His words reverberated widely. ''I think many of us received the call to be an intellectual through Harold Cruse,'' Henry Louis Gates Jr., the chairman of the department of African and African-American studies at Harvard University, said in a telephone interview. Cruse taught that ''being an artist or an intellectual didn't mean musing merely on Grecian urns. It meant we could make an intervention, implicitly political, for our people, and by teaching we could make a direct contribution to the broader struggle for rights for the African-American people,'' Gates said. ''As hokey as that might sound today, I think that's why many of us became academics and scholars.''

When he died in March at the age of 89, Cruse was largely off the radar, a professor emeritus at the University of Michigan, where he had taught since 1968 -- the early days of its African-American studies program. A famously curmudgeonly autodidact and the son of a railway porter, Cruse grew up in New York City. He never finished college, and was among the first blacks to receive tenure at an American university without a college degree. Many black intellectuals said they learned as much from the example of Cruse as from his writing. ''He was self-taught, tremendously disciplined and unrelenting in his commitment to black freedom,'' Cornel West, a professor of religion at Princeton University who has written widely on African-American topics, said in a telephone interview. ''I agreed with him very little, but I learned much from him.''

''The Crisis'' offered something for everyone, since it criticized everyone, from icons like W. E. B. Du Bois and Paul Robeson to West Indians and Jews. For every argument that holds water, there's another that unravels, often into conspiratorial vitriol. Cruse accused West Indians of looking down on American blacks, and was distinctly sniffy about some members of the black power movement's leadership, including Stokely Carmichael, Lincoln Lynch and Roy Innis, who were all of West Indian descent.

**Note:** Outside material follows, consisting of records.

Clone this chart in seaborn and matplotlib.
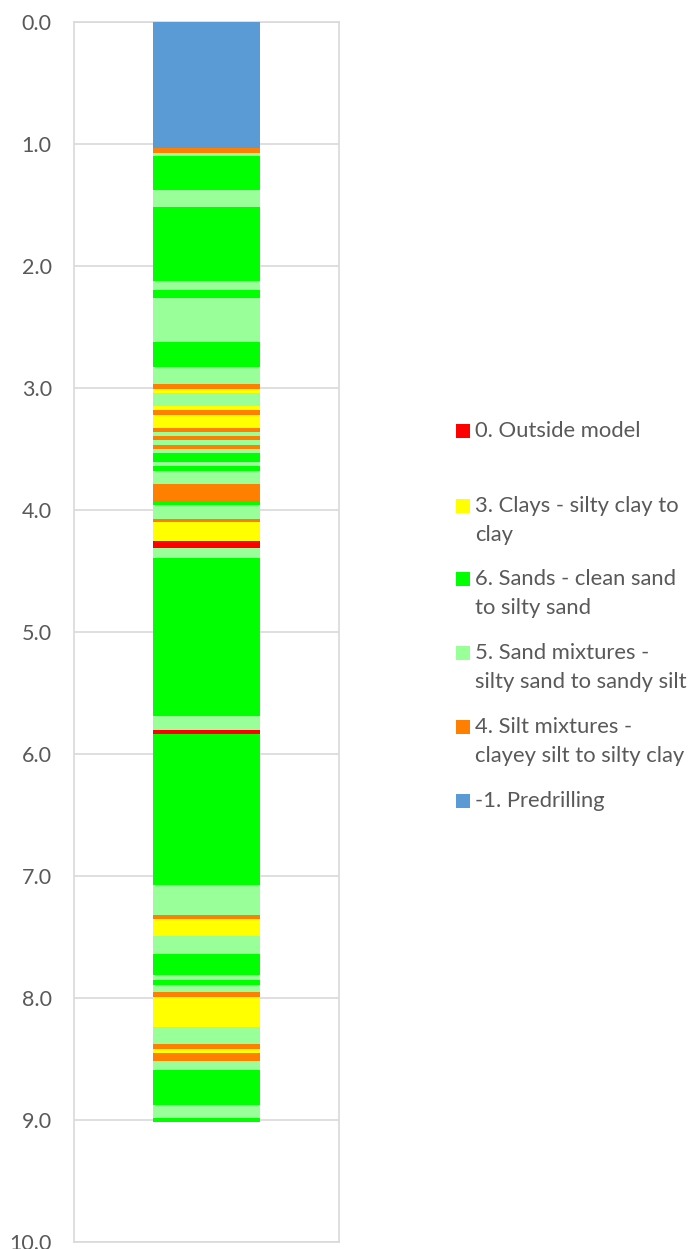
import matplotlib
matplotlib.use("Agg")
import matplotlib.pyplot as plt
from matplotlib.patches import Rectangle
import seaborn as sns
import pandas as pd

# ---- data: soil behaviour layers (top depth, bottom depth, class code) ----
layer_top = [0.00, 1.03, 1.07, 1.10, 1.38, 1.52, 2.12, 2.20, 2.26, 2.62,
             2.83, 2.97, 3.01, 3.04, 3.15, 3.18, 3.22, 3.33, 3.36, 3.39,
             3.43, 3.47, 3.50, 3.53, 3.61, 3.64, 3.68, 3.79, 3.93, 3.96,
             4.07, 4.10, 4.25, 4.31, 4.39, 5.69, 5.80, 5.84, 7.07, 7.32,
             7.35, 7.49, 7.64, 7.81, 7.85, 7.89, 7.95, 7.99, 8.24, 8.38,
             8.42, 8.45, 8.52, 8.59, 8.88, 8.98]
layer_bottom = layer_top[1:] + [9.02]
layer_class = [-1, 4, 5, 6, 5, 6, 5, 6, 5, 6,
               5, 4, 3, 5, 3, 4, 3, 4, 5, 4,
               5, 4, 5, 6, 5, 6, 5, 4, 6, 5,
               4, 3, 0, 5, 6, 5, 0, 6, 5, 4,
               3, 5, 6, 5, 6, 5, 4, 3, 5, 4,
               3, 4, 5, 6, 5, 6]

legend_codes = [0, 3, 6, 5, 4, -1]
legend_labels = ["0. Outside model",
                 "3. Clays - silty clay to\nclay",
                 "6. Sands - clean sand\nto silty sand",
                 "5. Sand mixtures -\nsilty sand to sandy silt",
                 "4. Silt mixtures -\nclayey silt to silty clay",
                 "-1. Predrilling"]
class_colors = {-1: "#5B9BD5", 0: "#FF0000", 3: "#FFFF00",
                4: "#FF8000", 5: "#99FF99", 6: "#00FF00"}

y_ticks = [0, 1, 2, 3, 4, 5, 6, 7, 8, 9, 10]

df = pd.DataFrame({"top": layer_top, "bottom": layer_bottom, "cls": layer_class})
df["thickness"] = df["bottom"] - df["top"]

sns.set_theme(style="white")
plt.rcParams["font.family"] = ["Lato", "DejaVu Sans"]

W, H = 693, 1249
fig = plt.figure(figsize=(W / 100, H / 100), dpi=100)
ax = fig.add_axes([74 / W, 1 - 1242 / H, 265 / W, 1220 / H])

txt_color = "#595959"
grid_color = "#D9D9D9"

ax.bar(0, df["thickness"], bottom=df["top"], width=0.404,
       color=[class_colors[c] for c in df["cls"]], linewidth=0, zorder=3)

ax.set_xlim(-0.5, 0.5)
ax.set_ylim(10, 0)
ax.set_yticks(y_ticks)
ax.set_yticklabels([f"{v:.1f}" for v in y_ticks], color=txt_color, fontsize=15.5)
ax.set_xticks([])
ax.tick_params(axis="y", length=0, pad=16)
for yv in y_ticks:
    ax.axhline(yv, color=grid_color, lw=1.2, zorder=1)
for s in ax.spines.values():
    s.set_color(grid_color)
    s.set_linewidth(1.2)

# legend drawn as squares + text in figure pixel coordinates
entry_y = [431, 506, 579, 653, 727, 801]
for code, lab, yc in zip(legend_codes, legend_labels, entry_y):
    fig.add_artist(Rectangle((456 / W, 1 - (yc + 7) / H), 14 / W, 14 / H,
                             transform=fig.transFigure,
                             facecolor=class_colors[code], edgecolor="none"))
    fig.text(475 / W, 1 - (yc - 10) / H, lab, color=txt_color, fontsize=15.8,
             va="top", ha="left", linespacing=1.55)

fig.savefig("out.png", dpi=100)
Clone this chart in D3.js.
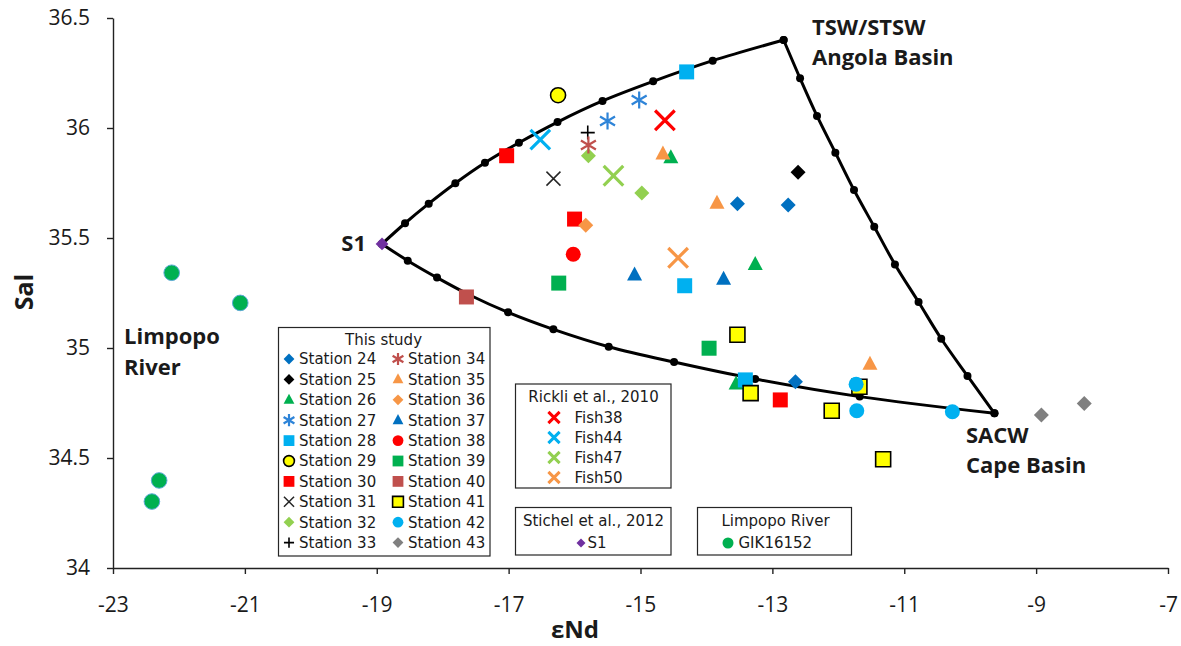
<!DOCTYPE html>
<html>
<head>
<meta charset="utf-8">
<script src="https://cdn.jsdelivr.net/npm/d3@7"></script>
<style>
body { margin: 0; background: #fff; }
svg { display: block; }
</style>
</head>
<body>
<script>
var width = 1181, height = 646;

// axis ticks
var xTicks = [-23, -21, -19, -17, -15, -13, -11, -9, -7];
var yTicks = [34, 34.5, 35, 35.5, 36, 36.5];

// mixing curves (eNd, Sal)
var mixS1toTSW = [[-18.92,35.473],[-18.571,35.567],[-18.212,35.656],[-17.808,35.749],[-17.359,35.842],[-16.844,35.933],[-16.258,36.027],[-15.576,36.123],[-14.808,36.212],[-13.905,36.306],[-12.829,36.400]];
var mixTSWtoSACW = [[-12.829,36.400],[-12.580,36.226],[-12.323,36.055],[-12.045,35.888],[-11.762,35.718],[-11.455,35.551],[-11.141,35.380],[-10.783,35.209],[-10.439,35.042],[-10.041,34.873],[-9.632,34.703]];
var mixS1toSACW = [[-18.92,35.473],[-18.530,35.397],[-18.086,35.320],[-17.591,35.241],[-17.008,35.162],[-16.321,35.085],[-15.482,35.006],[-14.491,34.936],[-13.261,34.859],[-11.676,34.779],[-9.632,34.703]];

// this study
var stationNames = ["Station 24","Station 25","Station 26","Station 27","Station 28","Station 29","Station 30","Station 31","Station 32","Station 33",
                    "Station 34","Station 35","Station 36","Station 37","Station 38","Station 39","Station 40","Station 41","Station 42","Station 43"];
var st24 = [[-13.53,35.656],[-12.76,35.650],[-12.65,34.847]];
var st25 = [[-12.61,35.799]];
var st26 = [[-14.54,35.865],[-13.26,35.380],[-13.55,34.836]];
var st27 = [[-15.50,36.032],[-15.02,36.127]];
var st28 = [[-14.30,36.255],[-14.33,35.283],[-13.41,34.855]];
var st29 = [[-16.25,36.149]];
var st30 = [[-17.03,35.874],[-16.00,35.586],[-12.88,34.764]];
var st31 = [[-16.32,35.770]];
var st32 = [[-15.79,35.874],[-14.98,35.705]];
var st33 = [[-15.80,35.979]];
var st34 = [[-15.79,35.923]];
var st35 = [[-14.66,35.882],[-13.84,35.658],[-11.52,34.926]];
var st36 = [[-15.83,35.558]];
var st37 = [[-15.09,35.332],[-13.74,35.312]];
var st38 = [[-16.02,35.426]];
var st39 = [[-16.24,35.295],[-13.96,34.999]];
var st40 = [[-17.64,35.232]];
var st41 = [[-13.53,35.060],[-13.33,34.795],[-11.68,34.824],[-12.10,34.715],[-11.32,34.494]];
var st42 = [[-11.73,34.835],[-11.72,34.715],[-10.27,34.710]];
var st43 = [[-8.92,34.695],[-8.27,34.748]];
var stationPoints = [st24,st25,st26,st27,st28,st29,st30,st31,st32,st33,st34,st35,st36,st37,st38,st39,st40,st41,st42,st43];

// Rickli et al., 2010
var fishNames = ["Fish38","Fish44","Fish47","Fish50"];
var fishPoints = [[-14.63,36.035],[-16.52,35.947],[-15.41,35.783],[-14.43,35.410]];

// Stichel et al., 2012
var s1Point = [-18.92,35.473];

// Limpopo River
var gikPoints = [[-22.11,35.342],[-21.07,35.205],[-22.30,34.398],[-22.41,34.302]];

// marker look per station (same order as stationNames)
var stationStyle = [
  {shape:'diamond', fill:'#0070C0'},
  {shape:'diamond', fill:'#000000'},
  {shape:'triangle', fill:'#00B050'},
  {shape:'asterisk', stroke:'#2E84D8'},
  {shape:'square', fill:'#00B0F0'},
  {shape:'circle', fill:'#FFFF00', stroke:'#000'},
  {shape:'square', fill:'#FF0000'},
  {shape:'x', stroke:'#262626', sw:1.5},
  {shape:'diamond', fill:'#92D050'},
  {shape:'plus', stroke:'#000'},
  {shape:'asterisk', stroke:'#C0504D'},
  {shape:'triangle', fill:'#F79646'},
  {shape:'diamond', fill:'#F79646'},
  {shape:'triangle', fill:'#0070C0'},
  {shape:'circle', fill:'#FF0000'},
  {shape:'square', fill:'#00B050'},
  {shape:'square', fill:'#C0504D'},
  {shape:'square', fill:'#FFFF00', stroke:'#000'},
  {shape:'circle', fill:'#00B0F0'},
  {shape:'diamond', fill:'#808080'}
];
var fishColors = ['#FF0000','#00B0F0','#92D050','#F79646'];

var svg = d3.select('body').append('svg').attr('width', width).attr('height', height)
  .style('font-family', 'DejaVu Sans');
svg.append('rect').attr('width', width).attr('height', height).attr('fill', '#fff');

var x = d3.scaleLinear().domain([-23, -7]).range([113, 1168]);
var y = d3.scaleLinear().domain([34, 36.5]).range([568, 18]);

// marker shapes, k = scale
function markerPath(shape, k) {
  var h;
  if (shape === 'diamond') { h = 7.5 * k; return 'M0,' + (-h) + 'L' + h + ',0L0,' + h + 'L' + (-h) + ',0Z'; }
  if (shape === 'square') { h = 7.5 * k; return 'M' + (-h) + ',' + (-h) + 'H' + h + 'V' + h + 'H' + (-h) + 'Z'; }
  if (shape === 'triangle') { h = 7.5 * k; return 'M0,' + (-8.5 * k) + 'L' + h + ',' + (5.5 * k) + 'L' + (-h) + ',' + (5.5 * k) + 'Z'; }
  if (shape === 'circle') { h = 7.5 * k; return 'M' + h + ',0A' + h + ',' + h + ' 0 1,1 ' + (-h) + ',0A' + h + ',' + h + ' 0 1,1 ' + h + ',0Z'; }
  if (shape === 'x') { h = 7 * k; return 'M' + (-h) + ',' + (-h) + 'L' + h + ',' + h + 'M' + (-h) + ',' + h + 'L' + h + ',' + (-h); }
  if (shape === 'plus') { h = 7 * k; return 'M' + (-h) + ',0H' + h + 'M0,' + (-h) + 'V' + h; }
  if (shape === 'asterisk') {
    h = 8.5 * k;
    var a = 7.5 * k, b = 4.5 * k;
    return 'M0,' + (-h) + 'V' + h + 'M' + (-a) + ',' + (-b) + 'L' + a + ',' + b + 'M' + (-a) + ',' + b + 'L' + a + ',' + (-b);
  }
}

function drawMarker(g, st, k) {
  var p = g.append('path').attr('d', markerPath(st.shape, k));
  if (st.shape === 'x' || st.shape === 'plus' || st.shape === 'asterisk') {
    p.attr('fill', 'none').attr('stroke', st.stroke)
      .attr('stroke-width', st.sw || (st.shape === 'asterisk' ? 2.2 : 1.6));
  } else {
    p.attr('fill', st.fill);
    if (st.stroke) p.attr('stroke', st.stroke).attr('stroke-width', 1.6);
  }
  return p;
}

// axes
var xAxis = svg.append('g').attr('transform', 'translate(0,568)')
  .call(d3.axisBottom(x).tickValues(xTicks).tickSize(6).tickSizeOuter(0).tickPadding(23)
    .tickFormat(function(d) { return String(d); }));
var yAxis = svg.append('g').attr('transform', 'translate(113,0)')
  .call(d3.axisLeft(y).tickValues(yTicks).tickSize(6).tickSizeOuter(0).tickPadding(17)
    .tickFormat(function(d) { return String(d); }));
[xAxis, yAxis].forEach(function(a) {
  a.select('.domain').attr('stroke', '#222').attr('stroke-width', 1.4);
  a.selectAll('.tick line').attr('stroke', '#222').attr('stroke-width', 1.4);
  a.selectAll('.tick text').attr('font-family', 'Open Sans').attr('font-size', 21).attr('fill', '#1a1a1a');
});

svg.append('text').attr('x', 575).attr('y', 638).attr('text-anchor', 'middle')
  .attr('font-family', 'Open Sans').attr('font-weight', 700).attr('font-size', 24).attr('fill', '#1a1a1a').text('εNd');
svg.append('text').attr('transform', 'translate(33,292) rotate(-90)').attr('text-anchor', 'middle')
  .attr('font-family', 'Open Sans').attr('font-weight', 700).attr('font-size', 25).attr('fill', '#1a1a1a').text('Sal');

// mixing curves
var line = d3.line().x(function(d) { return x(d[0]); }).y(function(d) { return y(d[1]); })
  .curve(d3.curveCatmullRom.alpha(0.5));
[mixS1toTSW, mixTSWtoSACW, mixS1toSACW].forEach(function(c) {
  svg.append('path').datum(c).attr('d', line).attr('fill', 'none').attr('stroke', '#000').attr('stroke-width', 3);
  svg.append('g').selectAll('circle').data(c).join('circle')
    .attr('cx', function(d) { return x(d[0]); }).attr('cy', function(d) { return y(d[1]); })
    .attr('r', 4).attr('fill', '#000');
});

// Limpopo River points
svg.append('g').selectAll('circle').data(gikPoints).join('circle')
  .attr('cx', function(d) { return x(d[0]); }).attr('cy', function(d) { return y(d[1]); })
  .attr('r', 7.8).attr('fill', '#00B050').attr('stroke', '#5BA9D6').attr('stroke-width', 1);

// S1
drawMarker(svg.append('g').attr('transform', 'translate(' + x(s1Point[0]) + ',' + y(s1Point[1]) + ')'),
  {shape:'diamond', fill:'#7030A0'}, 0.85);

// stations
stationPoints.forEach(function(pts, i) {
  pts.forEach(function(d) {
    drawMarker(svg.append('g').attr('transform', 'translate(' + x(d[0]) + ',' + y(d[1]) + ')'), stationStyle[i], 1);
  });
});

// Rickli fish
fishPoints.forEach(function(d, i) {
  drawMarker(svg.append('g').attr('transform', 'translate(' + x(d[0]) + ',' + y(d[1]) + ')'),
    {shape:'x', stroke:fishColors[i], sw:3.2}, 1.4);
});

// annotations
function label(txt, px, cy, anchor) {
  svg.append('text').attr('x', px).attr('y', cy + 7.8).attr('text-anchor', anchor || 'start')
    .attr('font-family', 'Open Sans').attr('font-weight', 700).attr('font-size', 22).attr('fill', '#1a1a1a').text(txt);
}
label('TSW/STSW', 812, 27);
label('Angola Basin', 812, 57);
label('SACW', 966, 435);
label('Cape Basin', 966, 465);
label('S1', 366, 243, 'end');
label('Limpopo', 124, 336);
label('River', 124, 367);

// legends
function box(x0, y0, w, h) {
  var g = svg.append('g').attr('transform', 'translate(' + x0 + ',' + y0 + ')');
  g.append('rect').attr('width', w).attr('height', h).attr('fill', '#fff').attr('stroke', '#262626').attr('stroke-width', 1.2);
  return g;
}
function ltext(g, txt, px, cy, anchor) {
  g.append('text').attr('x', px).attr('y', cy + 5.3).attr('text-anchor', anchor || 'start')
    .attr('font-size', 15).attr('fill', '#1a1a1a').text(txt);
}

var lg1 = box(278.5, 327.5, 211.5, 228.5);
ltext(lg1, 'This study', 105, 12, 'middle');
stationNames.forEach(function(name, i) {
  var col = Math.floor(i / 10), row = i % 10;
  var mx = col === 0 ? 10.5 : 119.5, cy = 31.5 + row * 20.4;
  drawMarker(lg1.append('g').attr('transform', 'translate(' + mx + ',' + cy + ')'), stationStyle[i], 0.72);
  ltext(lg1, name, mx + 10, cy);
});

var lg2 = box(515.5, 384, 155.5, 104);
ltext(lg2, 'Rickli et al., 2010', 78, 13, 'middle');
fishNames.forEach(function(name, i) {
  var cy = 33.5 + i * 20;
  drawMarker(lg2.append('g').attr('transform', 'translate(38.5,' + cy + ')'), {shape:'x', stroke:fishColors[i], sw:3}, 0.8);
  ltext(lg2, name, 59, cy);
});

var lg3 = box(515.5, 507.5, 155.5, 47.5);
ltext(lg3, 'Stichel et al., 2012', 78, 13.5, 'middle');
drawMarker(lg3.append('g').attr('transform', 'translate(65.5,35.5)'), {shape:'diamond', fill:'#7030A0'}, 0.6);
ltext(lg3, 'S1', 72, 35.5);

var lg4 = box(697.5, 507.5, 154, 47.5);
ltext(lg4, 'Limpopo River', 78, 13.5, 'middle');
lg4.append('circle').attr('cx', 30.5).attr('cy', 35.5).attr('r', 5.5).attr('fill', '#00B050');
ltext(lg4, 'GIK16152', 41, 35.5);
</script>
</body>
</html>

But Cruse reserved special venom for Jews. In ''The Crisis,'' he asserted that ''the great brainwashing of Negro radical intellectuals was not achieved by capitalism, or the capitalistic bourgeoisie, but by Jewish intellectuals in the American Communist Party.'' He also cited passages from Dostoyevsky, oddly enough, about how Jewish merchants exploited blacks in the South. When the book was published, reviewers tended to ignore its anti-Semitism. In a recent interview, Mark Naison, a professor of African-American studies at Fordham University, said he didn't think people take Cruse's analysis of black-Jewish relations ''very seriously'' today, especially not Cruse's dismissal of the role Jews played in the civil rights movement. ''It's too ahistorical and too conspiratorial to have much weight outside the sort of anti-Semitic fringe of the black intelligentsia, which is now a fringe, not mainstream,'' Naison said.